A collaboration between the University of Cape Town and two provincial government department seeks to develop long-term resistance methods to climate change.
Western Cape agriculture plays an important role in South Africa’s economy in terms of job creation and socio-economic development, even while it is vulnerable to climate change.
The university and the departments of agriculture, and environmental affairs and development planning recognised that a strategic and co-ordinated approach was needed to develop long-term resilience to climate change. This could be done through climate-smart agriculture and by placing the sector on a clear pathway towards a green economy.
Their collaboration has brought about the Smart Agriculture for Climate Resilience programme. It is the first provincial climate change policy for agriculture in South Africa, and specifically focuses on food security. It promotes climate-smart agriculture.
The programme is tied to the Western Cape’s five-year provincial strategic plan and the strategic goals of the provincial department of agriculture. One of the key goals is to optimise the sustainable use of water and land resources to increase climate-smart agricultural production.
Collaborative planning and action within and between public and private sectors includes players such as organised agriculture and industry associations, farmers, agri-processors and agri-business, labour and civil society, and research and academic institutions.
According to the African Climate and Development Initiative (ACDI), the project has achieved an understanding of expected climate risks as well as effects on and vulnerabilities in agriculture. It has established important linkages between resource sectors, water, energy and agricultural production. It has also shown that vulnerability is high across the sector.
The project’s framework to battle the harsh impact of climate change has been its biggest success so far. It has identified regions that have a milder climate and where climate change will not be as dramatic.
These may become the future centres of food production.
ADAPTING TO A CHANGING CLIMATE
The province has already shown it has the capacity to adapt, with local companies already providing energy-saving low-carbon solutions to farms and agri-businesses. Leading wine estates have installed energy-saving measures and systems for renewable energy generation.

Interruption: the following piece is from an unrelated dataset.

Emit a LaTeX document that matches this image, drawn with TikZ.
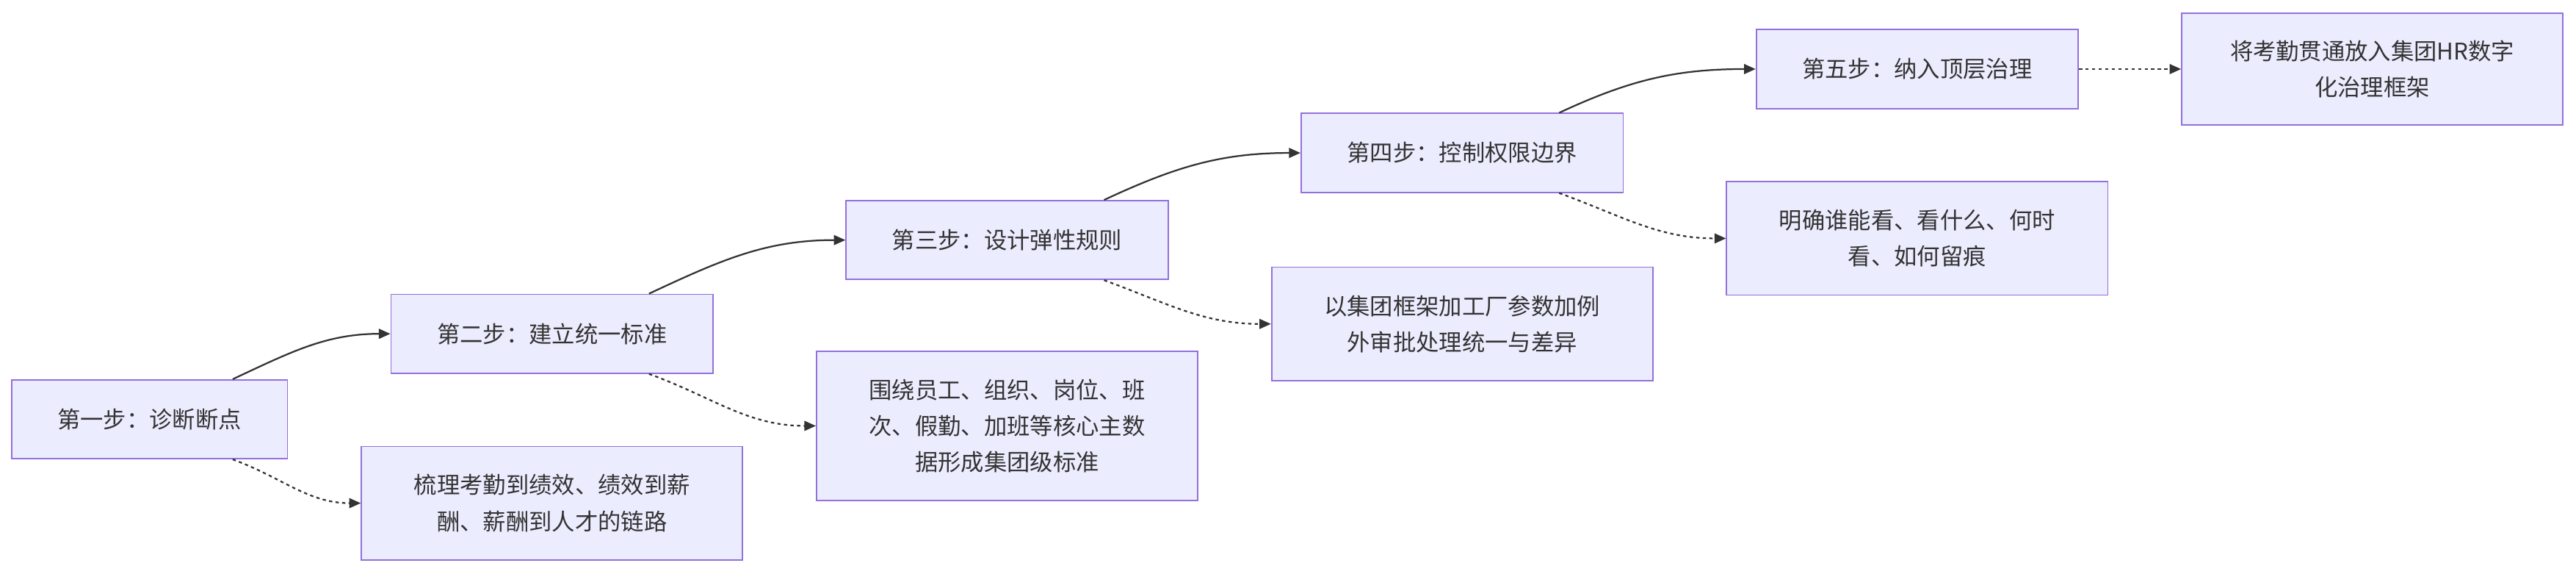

The Fruit Look Project is a prime example of how the province is adapting. The project uses satellite images to help fruit farmers increase their irrigation efficiency. These solutions must be harnessed to stimulate innovation and technology transfer for climate change adaptation and mitigation.
It takes a strong spatial approach, and has created 23 spatial zones. This is because the risks and effects of climate change differ widely across the province. It is all dependent on climate, soils, vegetation and farming systems.
Through this project the western marginal grain zones such as the Rooi Karoo-Aurora, are expected to shift to livestock production. This zone will become hotter and drier. Some zones could benefit from mild warming and wetting, for example the southern GrootBrak-Plett zone.
According to the ACDI, the project proposes a focus on four strategic areas, with the aim to:
- Promote a climate-resilient low-carbon production system that is productive, competitive, equitable and ecologically sustainable.
- Strengthen effective climate disaster risk-reduction and management for agriculture.
- Strengthen monitoring, data and knowledge management and sharing, and lead strategic research for climate change and agriculture.
- Ensure good co-operative governance and joint planning for effective climate change response implementation for agriculture.